As giving some bureaucrat the power to determine a person’s reasons for relinquishing U.S. citizenship introduced a highly subjective variable into the process, the U.S. government eventually changed the rules to be more black and white. Under the new (and current) rules, every American must fill out and file a Form 8854 as part of the expatriation process. If you have a net worth of US$2 million or more or if you have had an average annual tax liability of US$157,000 or more (that’s the figure for 2014) for the five tax years prior to your expatriation date, then you have to complete the income and asset section of Form 8854. In other words, any American who wants to renounce citizenship must fill out Form 8854 up to line 6. Only if you meet one of the two criteria I reference must you continue beyond line 6.
Only those among the top 1% of American earners will meet the second threshold. More Americans would meet the net-worth threshold, and that’s where much of the Exit Tax confusion originates.
The easiest way to think this through is using examples.
Exit Tax Examples
Say you have a net worth of US$2.5 million that is all in stocks and the day you file for expatriation you have a gain on that portfolio of US$1 million. You’re going to get taxed by the IRS on that US$1 million gain.
If you have US$5 million in gold that you bought at an average price of US$1,300 per ounce and the price of gold the day you expatriate is US$1,200 per ounce, then you have no unrealized gain and won’t owe any Exit Tax.
These simplified single-issue examples are only for clarity. Few people have such straightforward financial situations. However, they make the point, which is this:
Essentially, the Exit Tax is a tax on unrealized gains or untaxed deferred income (pensions, IRAs). In other words, the government isn’t going to let you walk away without paying taxes on income or capital gains that you haven’t yet paid taxes on.
If it is determined that you owe a large amount of Exit Tax, you can elect to defer your tax payment. You would have to provide “adequate security” (as the form describes it), but you wouldn’t have to come up with a big chunk of cash from an unrealized gain to pay the tax bill right away. Of course, deferring that payment means an open conversation with the IRS until your bill is paid.
IRS Tax Change
The change in the IRS’s approach to expatriation taxation means that everyone is presumed to be giving up citizenship for tax reasons. On the other hand, again, the Exit Tax that may then be imposed is not an additional tax but the requirement that you pay tax you would have owed had you not renounced. That may not make paying the tax any more palatable, but I hope it helps to clarify what’s going on.
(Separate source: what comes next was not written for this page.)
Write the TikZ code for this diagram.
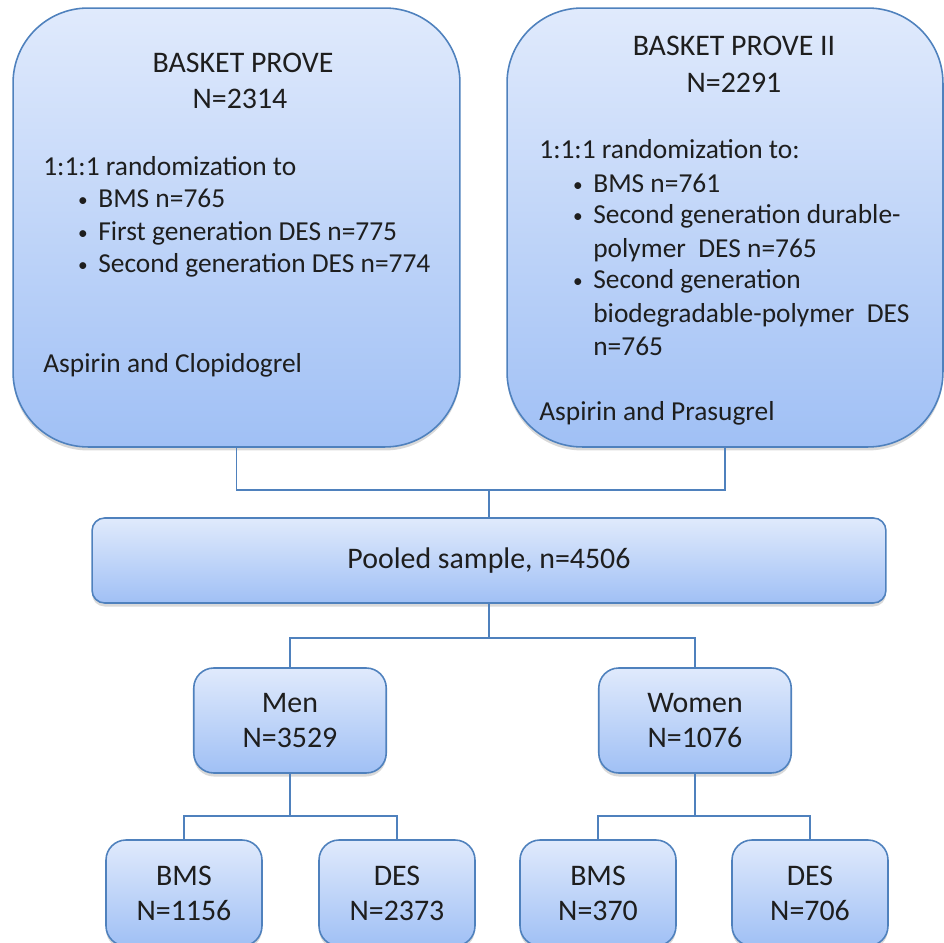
\documentclass[tikz,border=0pt]{standalone}
\usepackage{fontspec}
\setmainfont{Carlito}
\usetikzlibrary{shadows}

\definecolor{boxline}{RGB}{79,129,189}
\definecolor{boxtop}{RGB}{224,234,252}
\definecolor{boxbottom}{RGB}{160,192,245}
\definecolor{inktext}{RGB}{30,30,30}

\tikzset{
  box/.style={draw=boxline, line width=0.9pt, top color=boxtop, bottom color=boxbottom,
    drop shadow={shadow xshift=0pt, shadow yshift=-2pt, opacity=0.3},
    inner sep=0pt, align=center, text=inktext, font=\fontsize{17}{19.9}\selectfont},
  trialbox/.style={rounded corners=1.5cm, minimum height=8.78cm},
  poolbox/.style={rounded corners=0.25cm, minimum width=15.88cm, minimum height=1.7cm},
  sexbox/.style={rounded corners=0.4cm, minimum width=3.85cm, minimum height=2.1cm},
  armbox/.style={rounded corners=0.4cm, minimum width=3.12cm, minimum height=2.12cm},
  boxtext/.style={inner sep=0pt, text=inktext, font=\fontsize{15.6}{18}\selectfont},
  titletext/.style={boxtext, anchor=base, font=\fontsize{17}{19}\selectfont},
  dottext/.style={boxtext, anchor=base, font=\fontsize{11}{12}\selectfont},
  link/.style={draw=boxline, line width=0.9pt}
}

\begin{document}
\begin{tikzpicture}[x=0.02cm,y=-0.02cm]
  \useasboundingbox (0,0) rectangle (944,943);
  \clip (0,0) rectangle (944,943);

  \begin{scope}[every node/.style={box}]
    \node[trialbox, minimum width=8.94cm] (prove1) at (236.5,227.5) {};
    \node[trialbox, minimum width=8.72cm] (prove2) at (725,227.5) {};
    \node[poolbox] (pooled) at (489,560.5) {Pooled sample, n=4506};
    \node[sexbox] (men) at (290,720.5) {Men\\N=3529};
    \node[sexbox] (women) at (695,720.5) {Women\\N=1076};
    \node[armbox] (menbms) at (184,893) {BMS\\N=1156};
    \node[armbox] (mendes) at (397,893) {DES\\N=2373};
    \node[armbox] (womenbms) at (598,893) {BMS\\N=370};
    \node[armbox] (womendes) at (810,893) {DES\\N=706};
  \end{scope}

  % BASKET PROVE
  \begin{scope}[every node/.style={boxtext, anchor=base west}]
    \node[titletext] (title1) at (243,72) {BASKET PROVE};
    \node[titletext] (size1) at (240,108) {N=2314};
    \node (rand1) at (43,175) {1:1:1 randomization to};
    \node[dottext] (dot1a) at (83,206) {\textbullet};
    \node (arm1a) at (98,207) {BMS n=765};
    \node[dottext] (dot1b) at (83,239) {\textbullet};
    \node (arm1b) at (98,240) {First generation DES n=775};
    \node[dottext] (dot1c) at (83,271) {\textbullet};
    \node (arm1c) at (98,272) {Second generation DES n=774};
    \node (drug1) at (43,372) {Aspirin and Clopidogrel};
  \end{scope}

  % BASKET PROVE II
  \begin{scope}[every node/.style={boxtext, anchor=base west}]
    \node[titletext] (title2) at (734,55) {BASKET PROVE II};
    \node[titletext] (size2) at (734,92) {N=2291};
    \node (rand2) at (539,158) {1:1:1 randomization to:};
    \node[dottext] (dot2a) at (578,191) {\textbullet};
    \node (arm2a) at (593,192) {BMS n=761};
    \node[dottext] (dot2b) at (578,222) {\textbullet};
    \node (arm2b) at (593,223) {Second generation durable-};
    \node (arm2bb) at (593,257) {polymer\ \ DES n=765};
    \node[dottext] (dot2c) at (578,287) {\textbullet};
    \node (arm2c) at (593,288) {Second generation};
    \node (arm2cb) at (593,322) {biodegradable-polymer\ \ DES};
    \node (arm2cc) at (593,355) {n=765};
    \node (drug2) at (539,420) {Aspirin and Prasugrel};
  \end{scope}

  \coordinate (topjoin) at (489,490);
  \coordinate (sexjoin) at (489,638);
  \coordinate (menjoin) at (290,816);
  \coordinate (womenjoin) at (695,816);

  \begin{scope}[every path/.style={link}]
    \path (prove1.south) |- (topjoin) -| (prove2.south);
    \path (topjoin) -- (pooled.north);
    \path (pooled.south) -- (sexjoin);
    \path (men.north) |- (sexjoin) -| (women.north);
    \path (men.south) -- (menjoin);
    \path (menbms.north) |- (menjoin) -| (mendes.north);
    \path (women.south) -- (womenjoin);
    \path (womenbms.north) |- (womenjoin) -| (womendes.north);
  \end{scope}

\end{tikzpicture}
\end{document}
As I explained, any American undertaking the expatriation process must complete Form 8854. However, if your net worth is below the US$2 million threshold and you don’t meet the past five years’ tax liability threshold either, you are off the hook for capital gains taxes even if you have unrealized capital gains. You could have an unrealized capital gain of US$1.9 million on your stock investments worth US$1.99 million and walk away from your U.S. citizenship tax free.
In other words, it can be worth bringing your net worth to less than US$2 million before expatriating. And anyone anticipating a big spike in their net worth (like Eduardo Saverin from Facebook) might want to renounce before his stock portfolio takes off.
The rest of us don’t really have much to worry about from the U.S. Exit Tax.